Performance Optimization

Metrics collection is optimized for minimal performance impact:

Optimization Strategies:

  • Asynchronous Processing: Metrics recorded on response completion
  • Efficient Labeling: Strategic label usage to prevent cardinality explosion
  • Memory Management: Proper metric cleanup and resource management
  • Sampling Strategy: Configurable sampling for high-traffic scenarios

Best Practices

Metric Design Principles

Strategic metric design ensures actionable insights:

Metric Selection:

  • Business Relevance: Metrics aligned with business objectives and SLAs
  • Actionable Data: Metrics that drive operational decisions and improvements
  • Performance Impact: Minimal overhead metric collection and processing
  • Cardinality Management: Controlled label combinations to prevent storage issues

Monitoring Strategy

Comprehensive monitoring approach for proactive system management:

Monitoring Hierarchy:

  • Real-time Alerts: Critical issues requiring immediate attention
  • Trend Analysis: Long-term performance pattern identification
  • Capacity Planning: Resource utilization forecasting and optimization
  • User Experience: Client-side performance impact assessment

Alert Management

Effective alerting strategy prevents alert fatigue and ensures rapid response:

Alert Design:

  • Threshold Tuning: Data-driven alert threshold configuration
  • Alert Grouping: Related alert consolidation to prevent notification flooding
  • Escalation Policies: Clear escalation paths for different severity levels
  • Documentation: Detailed runbooks for alert response and resolution

Conclusion

The Metrics module provides a comprehensive monitoring and observability foundation for the Comdeall platform.

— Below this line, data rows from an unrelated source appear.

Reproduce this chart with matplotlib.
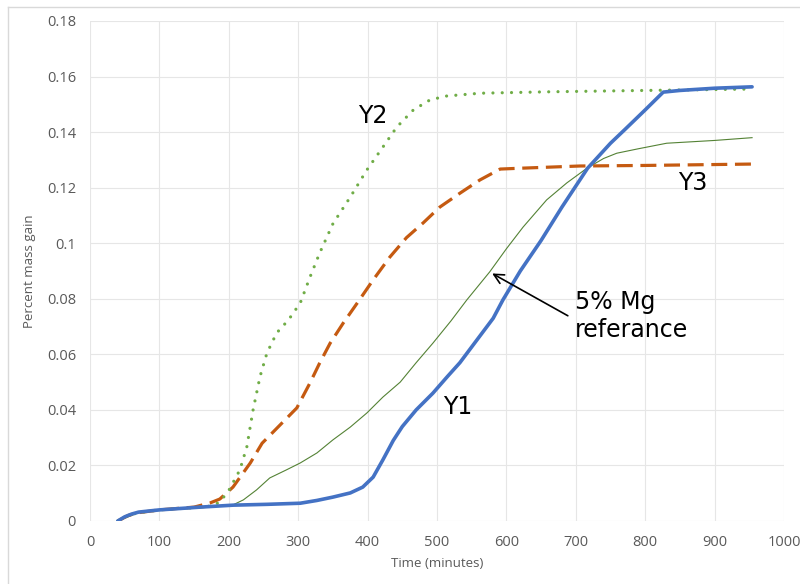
import matplotlib.pyplot as plt
from matplotlib.lines import Line2D

# Y1 (blue, thick)
y1_t = [40, 50, 60, 70, 100, 159, 206, 255, 303, 327, 350, 375, 393, 408, 422, 437, 450, 470, 494,
        515, 533, 560, 581, 595, 620, 650, 680, 717, 750, 771, 800, 826, 850, 900, 954]
y1_v = [0, 0.0015, 0.0025, 0.0032, 0.004, 0.005, 0.0057, 0.006, 0.0064, 0.0074, 0.0086, 0.0101,
        0.0122, 0.0158, 0.022, 0.029, 0.034, 0.040, 0.046, 0.052, 0.057, 0.066, 0.073, 0.0796,
        0.090, 0.101, 0.113, 0.127, 0.136, 0.141, 0.148, 0.1544, 0.155, 0.1558, 0.1563]

# 5% Mg reference (thin green)
ref_t = [40, 70, 100, 159, 206, 221, 240, 259, 283, 303, 327, 350, 375, 399, 422, 447, 470, 494,
         520, 543, 576, 600, 624, 658, 687, 716, 740, 759, 790, 831, 900, 954]
ref_v = [0, 0.003, 0.0038, 0.0047, 0.0058, 0.0076, 0.0112, 0.0155, 0.0184, 0.0209, 0.0245, 0.0292,
         0.0338, 0.0389, 0.0446, 0.050, 0.057, 0.064, 0.072, 0.0796, 0.0897, 0.098, 0.1058, 0.1156,
         0.1217, 0.127, 0.1305, 0.1324, 0.134, 0.136, 0.137, 0.138]

# Y3 (orange dashed)
y3_t = [40, 55, 70, 100, 150, 173, 187, 206, 231, 248, 274, 298, 317, 331, 346, 365, 386, 408, 432,
        456, 480, 504, 533, 562, 591, 620, 706, 800, 954]
y3_v = [0, 0.002, 0.003, 0.004, 0.005, 0.0065, 0.0079, 0.0122, 0.0209, 0.028, 0.0346, 0.0407,
        0.0497, 0.0569, 0.064, 0.0713, 0.0788, 0.0868, 0.095, 0.102, 0.1073, 0.113, 0.118, 0.1228,
        0.1267, 0.127, 0.1278, 0.128, 0.1285]

# Y2 (green dotted)
y2_t = [40, 55, 70, 100, 150, 175, 187, 200, 216, 226, 235, 245, 255, 269, 286, 303, 317, 331, 350,
        375, 399, 422, 442, 466, 490, 514, 562, 658, 800, 954]
y2_v = [0, 0.002, 0.003, 0.004, 0.0048, 0.0054, 0.0068, 0.011, 0.0184, 0.0267, 0.040, 0.052, 0.0605,
        0.0677, 0.0724, 0.0785, 0.0878, 0.0965, 0.107, 0.1166, 0.1264, 0.1346, 0.1418, 0.148,
        0.1516, 0.153, 0.154, 0.1545, 0.155, 0.1555]

fig = plt.figure(figsize=(8, 5.84), dpi=100)
ax = fig.add_axes([90 / 800, 1 - 521 / 584, 694 / 800, 500 / 584])

ax.plot(ref_t, ref_v, color='#548235', lw=0.8)
ax.plot(y3_t, y3_v, color='#C55A11', lw=2.3, linestyle=(0, (5.0, 2.4)))
ax.plot(y2_t, y2_v, color='#70AD47', lw=2.3, linestyle=(0, (0.01, 2.9)), dash_capstyle='round')
ax.plot(y1_t, y1_v, color='#4472C4', lw=2.6, solid_capstyle='round')

ax.set_xlim(0, 1000)
ax.set_ylim(0, 0.18)
ax.set_xticks(range(0, 1001, 100))
ax.set_yticks([0, 0.02, 0.04, 0.06, 0.08, 0.1, 0.12, 0.14, 0.16, 0.18])
ax.set_yticklabels(['0', '0.02', '0.04', '0.06', '0.08', '0.1', '0.12', '0.14', '0.16', '0.18'])
for s in ax.spines.values():
    s.set_visible(False)
ax.grid(True, color='#e6e6e6', lw=0.8)
ax.set_axisbelow(True)
ax.tick_params(length=0, labelsize=10.5, labelcolor='#595959', pad=10)
for lab in ax.get_xticklabels() + ax.get_yticklabels():
    lab.set_family('Open Sans')
ax.set_xlabel('Time (minutes)', fontsize=9.5, color='#595959', family='Open Sans', labelpad=5)
ax.set_ylabel('Percent mass gain', fontsize=9.5, color='#595959', family='Open Sans', labelpad=8)

ax.text(408, 0.1458, 'Y2', fontsize=17, ha='center', va='center')
ax.text(869, 0.1217, 'Y3', fontsize=17, ha='center', va='center')
ax.text(530, 0.041, 'Y1', fontsize=17, ha='center', va='center')
ax.text(699, 0.0738, '5% Mg\nreferance', fontsize=17, ha='left', va='center', linespacing=1.25)
ax.annotate('', xy=(576, 0.0896), xytext=(692, 0.0734),
            arrowprops=dict(arrowstyle='->,head_length=0.7,head_width=0.35', color='black', lw=1.2))

# chart area border
fig.add_artist(Line2D([7.5 / 800, 7.5 / 800], [0, 1 - 6.5 / 584], color='#d9d9d9', lw=1))
fig.add_artist(Line2D([7.5 / 800, 1], [1 - 6.5 / 584, 1 - 6.5 / 584], color='#d9d9d9', lw=1))

fig.savefig('out.png', dpi=100)
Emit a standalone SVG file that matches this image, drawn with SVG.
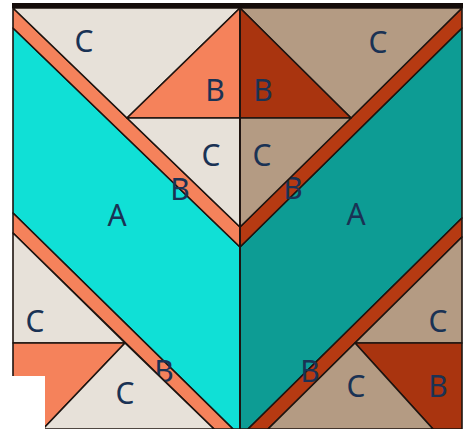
<svg xmlns="http://www.w3.org/2000/svg" width="469" height="429" viewBox="0 0 469 429">
<style>
.p{stroke:#1e1410;stroke-width:1.6;stroke-linejoin:round}
.beige{fill:#E7E1D9}.tan{fill:#B49B83}.orange{fill:#F5825B}.dred{fill:#A9340F}
.cyan{fill:#10E0D6}.teal{fill:#0D9C94}.rband{fill:#B63A12}
text{font-family:"Noto Sans","Open Sans","Liberation Sans",sans-serif;font-size:30px;fill:#1A3254;text-anchor:middle}
</style>
<rect width="469" height="429" fill="#fff"/>
<g id="A-left"><polygon class="p cyan" points="13,28 240,247 240,429 233,429 13,213"/><text x="117" y="226">A</text></g>
<g id="A-right"><polygon class="p teal" points="240,247 462,28 462,218 248,429 240,429"/><text x="356" y="225">A</text></g>
<g id="band-tl"><polygon class="p orange" points="13,8 240,227 240,247 13,28"/><text x="180" y="200">B</text></g>
<g id="band-tr"><polygon class="p rband" points="462,8 462,28 240,247 240,227"/><text x="293" y="199">B</text></g>
<g id="band-bl"><polygon class="p orange" points="13,213 233,429 214,429 13,233"/><text x="164" y="382">B</text></g>
<g id="band-br"><polygon class="p rband" points="462,218 462,237 268,429 248,429"/><text x="310" y="382">B</text></g>
<g id="C-tl-top"><polygon class="p beige" points="13,8 240,8 127,118"/><text x="84" y="52">C</text></g>
<g id="B-tl"><polygon class="p orange" points="127,118 240,8 240,118"/><text x="215" y="101">B</text></g>
<g id="C-tl-low"><polygon class="p beige" points="127,118 240,118 240,227"/><text x="211" y="166">C</text></g>
<g id="C-tr-top"><polygon class="p tan" points="240,8 462,8 351,118"/><text x="378" y="53">C</text></g>
<g id="B-tr"><polygon class="p dred" points="240,8 351,118 240,118"/><text x="263" y="101">B</text></g>
<g id="C-tr-low"><polygon class="p tan" points="240,118 351,118 240,227"/><text x="262" y="166">C</text></g>
<g id="C-bl-top"><polygon class="p beige" points="13,233 125,343 13,343"/><text x="35" y="332">C</text></g>
<g id="B-bl"><polygon class="p orange" points="13,343 125,343 43,429 13,429"/></g>
<g id="C-bl-low"><polygon class="p beige" points="125,343 214,429 43,429"/><text x="125" y="404">C</text></g>
<g id="C-br-top"><polygon class="p tan" points="462,237 355,343 462,343"/><text x="438" y="332">C</text></g>
<g id="B-br"><polygon class="p dred" points="355,343 462,343 462,429 433,429"/><text x="438" y="397">B</text></g>
<g id="C-br-low"><polygon class="p tan" points="355,343 433,429 268,429"/><text x="356" y="397">C</text></g>
<rect x="0" y="376" width="45" height="53" fill="#fff"/>
<rect x="12" y="3" width="451" height="5" fill="#140c0a"/>
<line x1="240" y1="8" x2="240" y2="429" stroke="#1e1410" stroke-width="1.8"/>
</svg>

Key strengths include:

Comprehensive Coverage:

  • Application Performance: End-to-end request tracking with detailed analytics
  • User Behavior: Client usage patterns and traffic source analysis
  • System Health: Real-time system resource and performance monitoring
  • Business Metrics: Custom metrics aligned with business objectives

Production-Ready Integration:

  • Prometheus Compatibility: Industry-standard metrics format and collection
  • Grafana Dashboard Support: Real-time visualization and alerting capabilities
  • Automated Alerting: Proactive issue detection and notification systems
  • Performance Optimized: Minimal overhead metric collection and processing

Operational Excellence:

  • Real-time Insights: Live performance monitoring and issue detection
  • Historical Analysis: Trend identification and capacity planning support
  • Actionable Alerts: Targeted notifications with clear resolution guidance
  • Scalable Architecture: Supports high-traffic scenarios with efficient processing

The module's architecture enables data-driven decision making, proactive system management, and optimal user experience through comprehensive monitoring and alerting capabilities essential for production-grade applications serving the child development and therapy management platform.